Details of the Canadian government's plans to boost spending on defense have been posted quietly on the Department of National Defence's website. The new strategy was announced on May 12 by Prime Minister Stephen Harper, but drew criticism then because of its lack of detail. Now the government has laid out its planned funding profile and procurement roadmap.
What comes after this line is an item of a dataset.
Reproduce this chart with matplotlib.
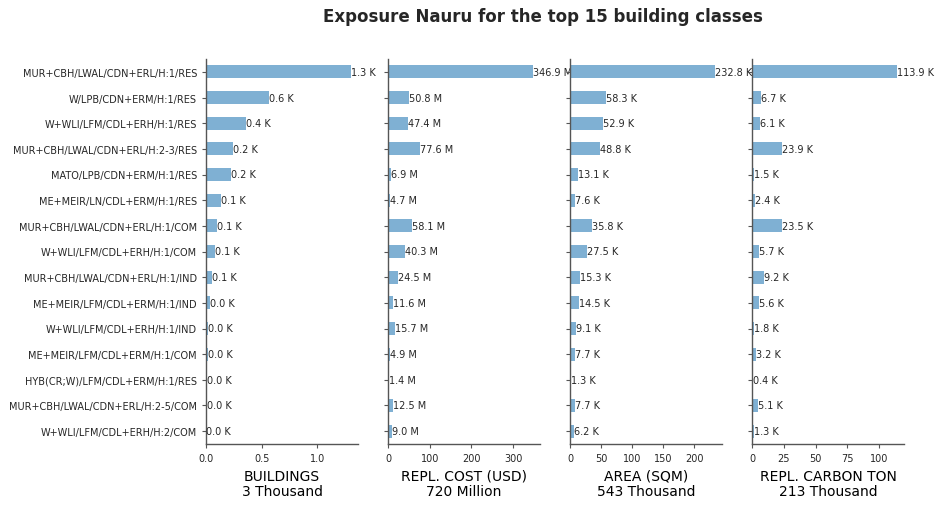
import matplotlib
matplotlib.use("Agg")
import matplotlib.pyplot as plt

classes = [
    "MUR+CBH/LWAL/CDN+ERL/H:1/RES",
    "W/LPB/CDN+ERM/H:1/RES",
    "W+WLI/LFM/CDL+ERH/H:1/RES",
    "MUR+CBH/LWAL/CDN+ERL/H:2-3/RES",
    "MATO/LPB/CDN+ERM/H:1/RES",
    "ME+MEIR/LN/CDL+ERM/H:1/RES",
    "MUR+CBH/LWAL/CDN+ERL/H:1/COM",
    "W+WLI/LFM/CDL+ERH/H:1/COM",
    "MUR+CBH/LWAL/CDN+ERL/H:1/IND",
    "ME+MEIR/LFM/CDL+ERM/H:1/IND",
    "W+WLI/LFM/CDL+ERH/H:1/IND",
    "ME+MEIR/LFM/CDL+ERM/H:1/COM",
    "HYB(CR;W)/LFM/CDL+ERM/H:1/RES",
    "MUR+CBH/LWAL/CDN+ERL/H:2-5/COM",
    "W+WLI/LFM/CDL+ERH/H:2/COM",
]
buildings_k = [1.30, 0.567, 0.36, 0.243, 0.225, 0.135, 0.099, 0.081, 0.05, 0.04, 0.02, 0.02, 0.01, 0.005, 0.004]
cost_m = [346.9, 50.8, 47.4, 77.6, 6.9, 4.7, 58.1, 40.3, 24.5, 11.6, 15.7, 4.9, 1.4, 12.5, 9.0]
area_k = [232.8, 58.3, 52.9, 48.8, 13.1, 7.6, 35.8, 27.5, 15.3, 14.5, 9.1, 7.7, 1.3, 7.7, 6.2]
carbon_k = [113.9, 6.7, 6.1, 23.9, 1.5, 2.4, 23.5, 5.7, 9.2, 5.6, 1.8, 3.2, 0.4, 5.1, 1.3]

panels = [
    ("BUILDINGS\n3 Thousand", buildings_k, "K"),
    ("REPL. COST (USD)\n720 Million", cost_m, "M"),
    ("AREA (SQM)\n543 Thousand", area_k, "K"),
    ("REPL. CARBON TON\n213 Thousand", carbon_k, "K"),
]

W, H = 944, 510
fig = plt.figure(figsize=(W / 100, H / 100), dpi=100)
bar_color = "#7fb0d3"
text_color = "#262626"
spine_color = "#555555"

lefts = [206, 388, 570, 752]
width = 152
top, bottom = 60, 445
ypos = list(range(len(classes)))

for i, (label, vals, unit) in enumerate(panels):
    ax = fig.add_axes([lefts[i] / W, 1 - bottom / H, width / W, (bottom - top) / H])
    ax.barh(ypos, vals, height=0.5, color=bar_color)
    ax.set_ylim(len(classes) - 0.5, -0.5)
    ax.set_xlim(0, max(vals) * 1.05)
    ax.set_yticks(ypos)
    if i == 0:
        ax.set_yticklabels(classes, fontsize=7, color=text_color)
    else:
        ax.set_yticklabels([])
    for y, v in zip(ypos, vals):
        ax.text(v, y, f"{v:.1f} {unit}", va="center", ha="left", fontsize=7,
                color=text_color, clip_on=False)
    ax.tick_params(axis="x", labelsize=7, colors=text_color, length=3, color=spine_color)
    ax.tick_params(axis="y", length=3, color=spine_color)
    for s in ["top", "right"]:
        ax.spines[s].set_visible(False)
    for s in ["left", "bottom"]:
        ax.spines[s].set_color(spine_color)
        ax.spines[s].set_linewidth(1.0)
    ax.set_xlabel(label, fontsize=10, color="black", linespacing=1.1)

fig.text(0.575, 1 - 17 / H, "Exposure Nauru for the top 15 building classes",
         ha="center", va="center", fontsize=12, fontweight="bold", color=text_color)

fig.savefig("out.png", dpi=100)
The plan lays out C$490 billion (c$480 billion) in defense spending over 20 years from fiscal 2008-09 to 2027-28. Of that, C$15 billion will go on previously announced procurements including C-17s, C-130Js, CH-47Fs, offshore patrol ships and trucks. Another C$20 billion is earmarked for future major fleet replacements, as follows:
- 15 ships based on a common hull design will replace Canada's destroyers and frigates, starting in 2015;
- 17 fixed-wing search-and-rescue aircraft will replace the ageing Buffalos and C-130s, starting in 2015;
- 65 new fighters will replace the existing fleet of 85 upgraded CF-18s, starting in 2017;
- 10-12 new maritime-patrol aircraft, plus unmanned air vehicles, will replace the Aurora fleet, starting in 2020;
- progressive acquisition of of a new family of land combat vehicles, with the earliest investments aimed at use in Afghanistan.
P-8 could replace Aurora. Photo: Boeing
In addition, over the 20-year plan, C$25 billion is to be spent on individual weapons, communications equipment and other capital procurements; C$40 billion on rebuilding and maintaining infrastructure; and $140 billion on readiness.